AG Todd Rokita: Congress closed the hemp loophole; Indiana must to

INDIANA – Attorney General Todd Rokita today issued the following statement:

Attorney General Todd Rokita

“I am calling on Indiana House members to adopt the substance of Senate Bill 250, as passed by the Senate, to align Indiana law with the new federal definition of hemp and end the sale of illicit marijuana products masquerading as “low-THC hemp.”

In 2023, the Indiana State Police and the Indiana Prosecuting Attorneys Council asked me for guidance on whether intoxicating hemp-derived THC products are controlled substances. I issued an advisory opinion clearly stating that any product containing more than 0.3% total delta-9 THC, or any other form of THC, such as delta-8 or delta-10, regardless of its source, is marijuana and, therefore, a Schedule I controlled substance under Indiana law.

Congress has now come to the same conclusion and clarified that beginning November 1, 2026, hemp must contain no more than 0.3% of any THC variant, including delta-9, delta-8, delta-10, and others. Products exceeding 0.3% of any THC variant will be treated as marijuana under federal law. Indiana law must change to reflect this new definition.

Under the banner of “hemp,” a commercial marijuana market has taken root in Indiana—engineered for intoxication and shielded by a regulatory loophole in Indiana law. High-potency THC gummies and similar products are being sold openly, often containing multiples of the THC levels permitted in states that have formally legalized marijuana.

A 100 mg THC gummy is not hemp. It is marijuana in everything but name. Indiana should follow Congress’s lead and close this loophole.

Aligning Indiana law with federal law ends the fiction that these high-potency THC products are legitimate hemp. It sends a clear message: Indiana supports a lawful, agriculture-based hemp industry—not an intoxicating THC marketplace that profits at the expense of public safety and health.

House members should heed the law enforcement agencies that testified in committee that they need clear statutory guidance to enforce marijuana-related offenses. Aligning Indiana law with the federal definition eliminates uncertainty and gives officers and prosecutors the clarity necessary to enforce THC offenses without having to parse artificial distinctions between so-called “hemp” and marijuana.

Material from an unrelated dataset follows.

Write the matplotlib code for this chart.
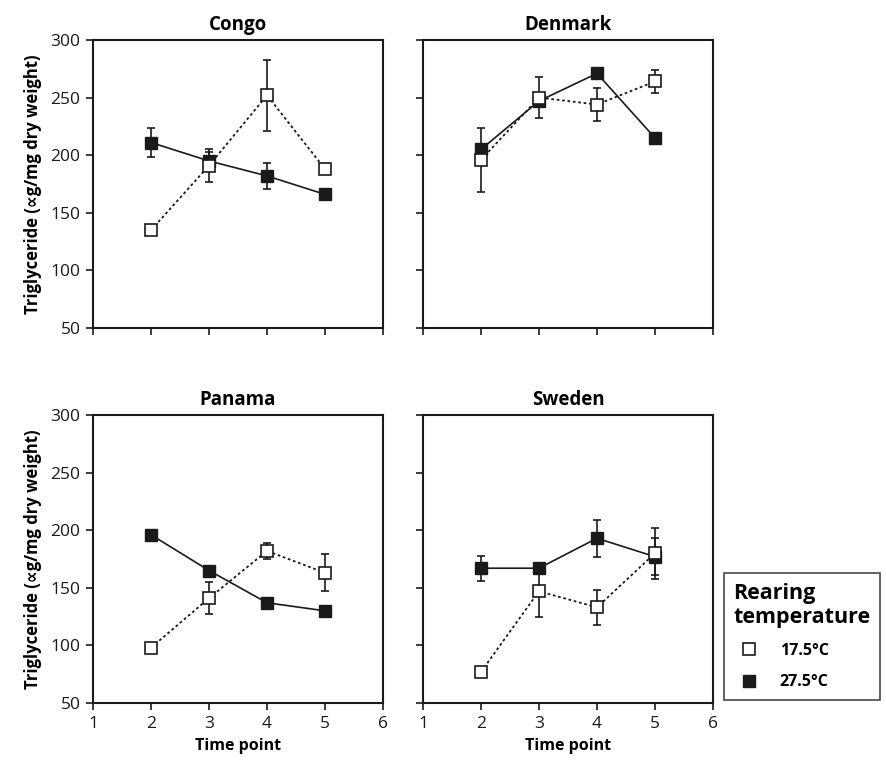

There is also a risk to legitimate hemp farmers. Indiana’s USDA-approved hemp plan must comply with federal standards. Refusing to adopt the updated federal definition places the integrity of that plan in jeopardy—harming farmers who followed the rules and depend on regulatory stability.

Indiana law should be consistent. If someone selling 10 mg of marijuana on the street faces arrest, we should not excuse retailers selling ten times that amount of THC simply because they operate behind a counter, wear suits, and hire high-priced lobbyists. A psychoactive drug does not become lawful because it is packaged differently or defended more elegantly. When businesses profit from intoxicating THC while hiding behind a loophole, they are not advancing the hemp industry—they are drug dealers in suits.

Adopting the SB 250 language does not ban lawful hemp. It preserves legitimate, low-THC hemp products and protects compliant farmers. If lawmakers refuse to do so, Indiana will effectively legalize marijuana by default—without a direct vote to do so and without the safeguards required in states that have openly chosen that path.

Lawmakers cannot legalize marijuana through the back door and expect Hoosiers not to notice. When intoxicating THC products are sold in plain sight, voters will not accept claims that marijuana was never legalized. If this loophole remains, Hoosiers will hold the entire legislature accountable.

House members should act decisively.

Adopt the federal definition of hemp. Close the loophole. End the deception.”